Still no problem, I thought, until the second time running backwards. My quads, owwww

We went back down again and they said “okay, last time, do a burpee, then sprint up the first time. Then do two burpees and sprint up the second ramp, then three burpees, and…”

At the very top we finished with eight burpees.

I wanted to die after the first two ramps. After doing those damn burpees, my quads wanted to give out completely. I wasn’t sprinting, I was barely even running. More like staggering up each ramp.

Luckily after that we ran back to Road Runner and finished up with some stretching.

And guys, that workout slayed me. I got home, ate two soft-boiled eggs on avocado toast (new favorite breakfast), and thought I’d get some extra work done. Oh no. I watched most of Raiders of the Lost Ark and then Temple of Doom while trying to stay awake. It was as if I’d raced, not just run, a half marathon. Ooof.

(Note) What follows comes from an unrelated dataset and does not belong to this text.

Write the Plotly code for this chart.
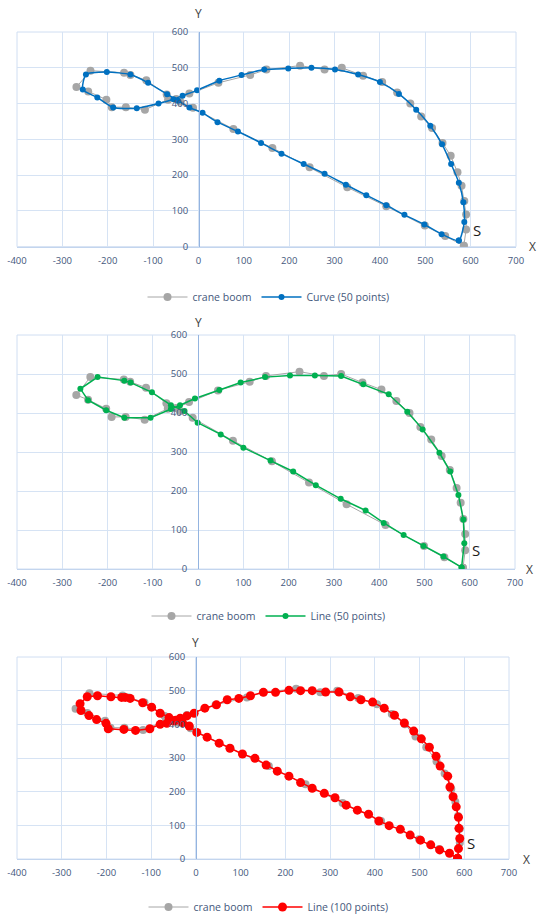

Which, to me, means I need more workouts like that in my life. I don’t know, yet, if my “mojo” is truly “back,” but I need get my ass to a track every now and then (or more often than that) and do some 400 repeats or ladders or even just strides mixed in with those awful burpees and other bodyweight moves. The goal will be to build up a good, strong base with some speed…that I can put to use in the summer, when I start training for the Giants Half Marathon (I think I might be going for a sub-1:40…).

Linking up with Tracy and Alyssa for Training for Tuesday!
photo via pixabay // cc // modified in photoshop
  • So, that all sounds basically terrifying to me. I actually think (don’t mind me tooting my horn here…) I could probably do it—not gracefully or nicely, mind you!—because I’m stubborn, but that kind of workout just intimidates me from the get-go! But then I think about my yoga classes and they are athletic flowing classes: tons of strength and stability that really works the whole body. And it’s different in so many ways from running but I think doing it regularly (a few times a week in my case) has changed my running game a LOT, for the better.
    Anyway, so much credit to you for that workout! (And also for THE BEST post-workout snack ;)) Thanks for linking up!

    • It’s a little over a week now and I think my quads are *just* now starting to recover.

      I think one of the many things I love about yoga is that there’s a style/instructor/class for whatever your goals are — if you want to just get really calm in a yin class or work it and get sweaty with vinyasa flow. I have this really old “yoga for runners” video that I used to do religiously, and the instructor mentions that he once taught a woman who was a marathoner, and she told him after she started practicing yoga regularly, her marathon PR improved by 45 MINUTES, which is absolutely crazy.